Anyway, just adding my name to the list of females who are not put off by porn.
The joke version of that line goes like this: In a recent survey, 96% of men stated that they masturbate. The other 4% lied.
That makes me a filthy liar.
Count me as one who can’t understand why a married man who has a healthy married life feels the need to masturbate.
'Cause it’s fun?
Just because i buy a new XBox 360 doesn’t mean i stop playing with my Gameboy.
This is not some zero-sum game where every time i jerk off, i miss out on sex with my wife, or vice versa. It’s possible to do both.
Well, fuck.
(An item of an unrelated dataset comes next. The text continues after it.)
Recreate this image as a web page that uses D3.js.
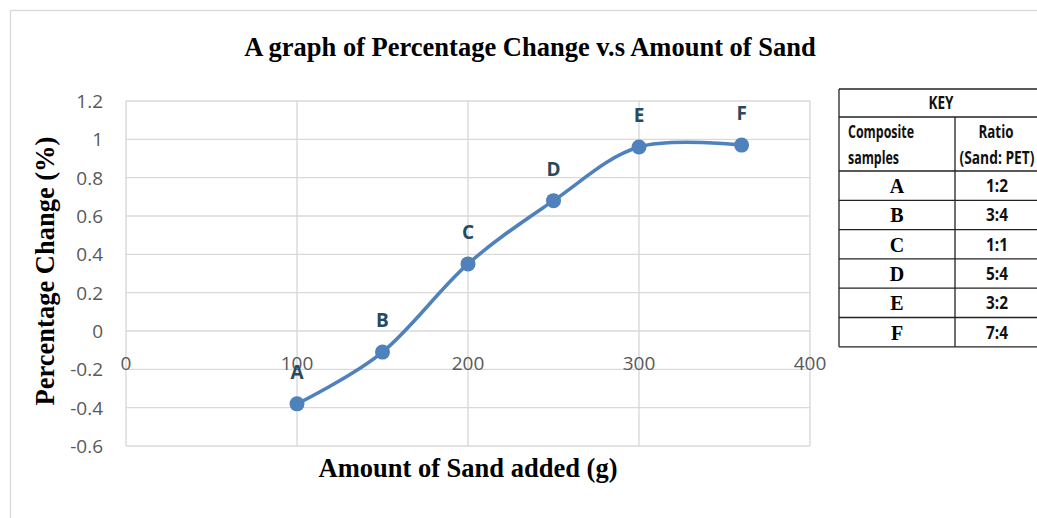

That killed my hard-on.
That makes 99.91%. And the other 0.09% of men are named Schroedinger?
Not true.
My husband looked at some porn back when I was quite thin (I had gallstones and couldn’t keep any food down; it was eventually removed). He continued to look at it after I got better and gained some weight back. The amount he had or frequency of viewing it didn’t change. It never took precedence over our relationship, and if he had the feelings you state above, he would have married a magazine instead of me, don’tya think?
One thing I became aware about with internet porn usage was that the line between just looking and wanking, and looking, talking, exchanging pics and wanking with people online can become a little blurry.
My ex husband was addicted to internet porn and dope - we had a brilliant sex life right up until the marriage ended. But when I wasn’t at home, he apparently was talking with women online about sex and exchanging videos and pics. I used to have no issues whatsoever with looking at porn - now I’m a bit more wary about it.
Because being married doesn’t mean you have a synchronized sex drive. It doesn’t mean you’ll both want sex just as much, at the same times. Should a man divorce his wife just because he’d like to have sex more often than she does ?
Obviously the lines for your ex were blurred, but in general there is quite a clear line between passively looking at internet porn, and going to some kind of chat room to look at porn and talk to people. The latter requires some thought and effort, it’s not really something you just stumble in to.
Are you sure about that? - agreed my ex was an addict, but I don’t imagine that on a bored and horny day it takes much to look and find a site with homemade pics and videos, then find out you can ask for more from the person who made them etc.